Analog Optical Computers Accelerate AI Inference and Combinatorial Optimization for Sustainable, High-Speed Computing
An analog optical computer merges optics and electronics to accelerate AI inference and combinatorial optimization efficiently. It bypasses digital conversions, enhancing energy use and noise tolerance.

Analog Optical Computer for AI Inference and Combinatorial Optimization
Artificial intelligence (AI) and combinatorial optimization are critical for many scientific and industrial applications. However, their growing energy demands challenge the sustainability of current digital computing systems. Most unconventional computing designs focus on either AI or optimization and rely heavily on energy-consuming digital conversions, which limit efficiency and scalability.
Introducing an analog optical computer (AOC) that merges analog electronics with three-dimensional optics to accelerate both AI inference and combinatorial optimization on one platform. This approach uses a rapid fixed-point search method that bypasses digital conversions, improving energy efficiency and noise robustness. The AOC supports compute-bound neural models with recursive reasoning and advanced gradient-descent optimization methods.
How the Analog Optical Computer Works
The AOC combines optical and analog electronic components within a feedback loop to perform fixed-point searches. Each iteration lasts about 20 nanoseconds. During this time, optics handle matrix–vector multiplications, while analog electronics perform nonlinear operations, subtraction, and annealing. This fixed-point design improves noise tolerance, essential for analog hardware.

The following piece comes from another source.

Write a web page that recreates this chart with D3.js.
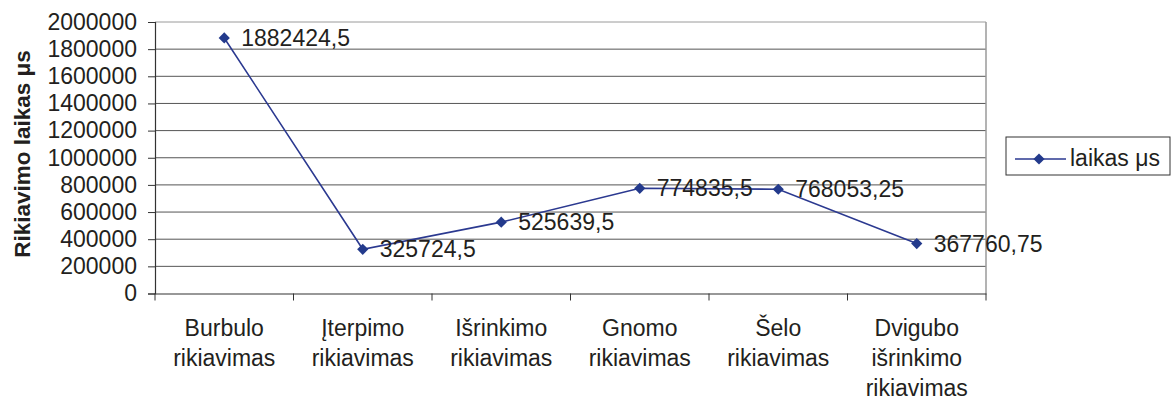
<!DOCTYPE html>
<html>
<head>
<meta charset="utf-8">
<script src="https://cdn.jsdelivr.net/npm/d3@7"></script>
<style>
  html, body { margin: 0; padding: 0; background: #fff; }
  svg { display: block; }
  text { font-family: "Liberation Sans", Arial, Helvetica, sans-serif; fill: #231f20; }
</style>
</head>
<body>
<svg id="chart" width="1176" height="401"></svg>
<script>
// Sorting algorithms and their measured run time (μs)
const categories = [
  ["Burbulo", "rikiavimas"],
  ["Įterpimo", "rikiavimas"],
  ["Išrinkimo", "rikiavimas"],
  ["Gnomo", "rikiavimas"],
  ["Šelo", "rikiavimas"],
  ["Dvigubo", "išrinkimo", "rikiavimas"]
];
const times = [1882424.5, 325724.5, 525639.5, 774835.5, 768053.25, 367760.75];
const yTicks = [0, 200000, 400000, 600000, 800000, 1000000, 1200000, 1400000, 1600000, 1800000, 2000000];
const seriesName = "laikas μs";
const yTitle = "Rikiavimo laikas μs";

const svg = d3.select("#chart");
const plot = { left: 155, right: 986, top: 22, bottom: 293.5 };
const lineColor = "#2b3990";
const markColor = "#233a8c";
const fmt = v => String(v).replace(".", ",");

const x = d3.scaleBand()
  .domain(d3.range(categories.length))
  .range([plot.left, plot.right]);
const y = d3.scaleLinear()
  .domain([0, 2000000])
  .range([plot.bottom, plot.top]);

// gridlines
svg.append("g")
  .selectAll("line")
  .data(yTicks.filter(t => t > 0))
  .join("line")
  .attr("x1", plot.left).attr("x2", plot.right)
  .attr("y1", d => y(d)).attr("y2", d => y(d))
  .attr("stroke", d => d === 2000000 ? "#9a9a9a" : "#555")
  .attr("stroke-width", 1);

// right border of the plot area
svg.append("line")
  .attr("x1", plot.right).attr("x2", plot.right)
  .attr("y1", plot.top).attr("y2", plot.bottom)
  .attr("stroke", "#9a9a9a").attr("stroke-width", 1.5);

// y axis
const yAxis = svg.append("g")
  .attr("transform", `translate(${plot.left},0)`)
  .call(d3.axisLeft(y).tickValues(yTicks).tickSize(7).tickPadding(11).tickFormat(d => String(d)));
yAxis.select(".domain").attr("stroke", "#333").attr("stroke-width", 1.2);
yAxis.selectAll(".tick line").attr("stroke", "#333");
yAxis.selectAll(".tick text")
  .attr("font-size", 23)
  .attr("fill", "#231f20")
  .attr("font-family", "Liberation Sans, Arial, sans-serif");

// x axis
const xAxis = svg.append("g")
  .attr("transform", `translate(0,${plot.bottom})`)
  .call(d3.axisBottom(x).tickSize(0).tickFormat(""));
xAxis.select(".domain").attr("stroke", "#333").attr("stroke-width", 1.2);
// category boundary ticks
svg.append("g")
  .selectAll("line")
  .data(d3.range(categories.length + 1))
  .join("line")
  .attr("x1", i => i < categories.length ? x(i) : x(i - 1) + x.bandwidth())
  .attr("x2", i => i < categories.length ? x(i) : x(i - 1) + x.bandwidth())
  .attr("y1", plot.bottom).attr("y2", plot.bottom + 7)
  .attr("stroke", "#333");

// category labels
const catG = svg.append("g")
  .selectAll("text")
  .data(categories)
  .join("text")
  .attr("text-anchor", "middle")
  .attr("font-size", 23);
catG.each(function(lines, i) {
  d3.select(this).selectAll("tspan")
    .data(lines)
    .join("tspan")
    .attr("x", x(i) + x.bandwidth() / 2)
    .attr("y", (d, j) => 336 + j * 30)
    .text(d => d);
});

// y axis title
svg.append("text")
  .attr("transform", "translate(30,154) rotate(-90)")
  .attr("text-anchor", "middle")
  .attr("font-size", 22.5)
  .attr("font-weight", "bold")
  .text(yTitle);

// series line
const cx = i => x(i) + x.bandwidth() / 2;
svg.append("path")
  .datum(times)
  .attr("fill", "none")
  .attr("stroke", lineColor)
  .attr("stroke-width", 1.6)
  .attr("d", d3.line().x((d, i) => cx(i)).y(d => y(d)));

// diamond markers
const diamond = d3.symbol().type(d3.symbolDiamond2).size(80);
svg.append("g")
  .selectAll("path")
  .data(times)
  .join("path")
  .attr("transform", (d, i) => `translate(${cx(i)},${y(d)})`)
  .attr("d", diamond)
  .attr("fill", markColor);

// value labels
svg.append("g")
  .selectAll("text")
  .data(times)
  .join("text")
  .attr("x", (d, i) => cx(i) + 17)
  .attr("y", d => y(d) + 8)
  .attr("font-size", 23)
  .text(d => fmt(d));

// legend
const lg = svg.append("g").attr("transform", "translate(1006,137)");
lg.append("rect")
  .attr("width", 164).attr("height", 38)
  .attr("fill", "#fff").attr("stroke", "#333").attr("stroke-width", 1);
lg.append("line")
  .attr("x1", 9).attr("x2", 60).attr("y1", 22).attr("y2", 22)
  .attr("stroke", lineColor).attr("stroke-width", 1.6);
lg.append("path")
  .attr("transform", "translate(33,22)")
  .attr("d", diamond)
  .attr("fill", markColor);
lg.append("text")
  .attr("x", 64).attr("y", 29)
  .attr("font-size", 23)
  .text(seriesName);
</script>
</body>
</html>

The key hardware components include a microLED array, a spatial light modulator (SLM), and a photodetector array. The microLED array acts as the light source and encodes neural network activations or optimization variables. The SLM stores weights or coefficients and multiplies them with incoming light. Photodetectors then convert optical signals to analog electronic signals for further computation.
Addressing Challenges in AI and Optimization
The AOC deals with two main challenges seen in unconventional computing. First, hybrid systems often accelerate linear operations but fall back on digital nonlinearities, leading to energy-heavy conversions. The AOC removes this bottleneck by fully embracing analog processing. Second, it addresses the mismatch between hardware and applications—memory-heavy AI models and real-world optimization problems are hard to map efficiently on existing analog platforms.
By implementing a unified fixed-point abstraction, the AOC bridges this gap, enabling efficient processing for both AI inference and combinatorial optimization workloads.
Applications in Machine Learning
The AOC supports neural equilibrium models, which rely on iterative fixed-point updates to reach stable network outputs. These models have dynamic depth, allowing recursive reasoning and improved generalization, especially outside the training distribution. Such models are typically compute-heavy on digital chips but fit naturally within the AOC’s architecture.
Regression Case Study
Nonlinear regression demands continuous-valued outputs, challenging for analog systems due to noise. The AOC successfully handled regression tasks for Gaussian and sinusoidal functions, reproducing these curves with good accuracy. This shows the analog hardware’s ability to run equilibrium models effectively despite inherent noise.
Classification Case Study
For datasets like MNIST and Fashion-MNIST, the AOC’s predicted labels matched digital results for 99.8% of inputs. This validates the approach of training models digitally and then transferring weights for analog opto-electronic inference. The equilibrium model’s benefits become clear when compared with simpler linear classifiers.
Optimization Capabilities
The AOC supports quadratic unconstrained mixed optimization (QUMO), a flexible framework that handles binary and continuous variables, covering a broad range of real-world combinatorial problems. One example is compressed sensing, where the AOC reconstructs signals from fewer measurements than typical methods. It also finds globally optimal solutions in transaction settlement problems through block coordinate descent steps.
Benchmarking Results
Extensive testing on synthetic QUMO and QUBO problems shows the AOC achieves over 95% proximity to optimal objectives for QUMO and 100% for QUBO within 1,000 samples. This demonstrates strong performance across diverse, challenging optimization tasks.
Looking Ahead: Scalability and Efficiency
Scaling the AOC from thousands to billions of weights is necessary for practical AI and optimization applications. Its modular design can break down large matrix–vector multiplications into smaller subproblems, making scalability feasible. Early projections suggest energy efficiency around 500 tera-operations per second per watt at 8-bit precision, a substantial improvement over traditional digital systems.
The AOC’s fixed-point search approach and fully analog design promise a path to more efficient, faster AI inference and combinatorial optimization. This co-design of hardware and algorithms could drive future innovations essential for sustainable computing.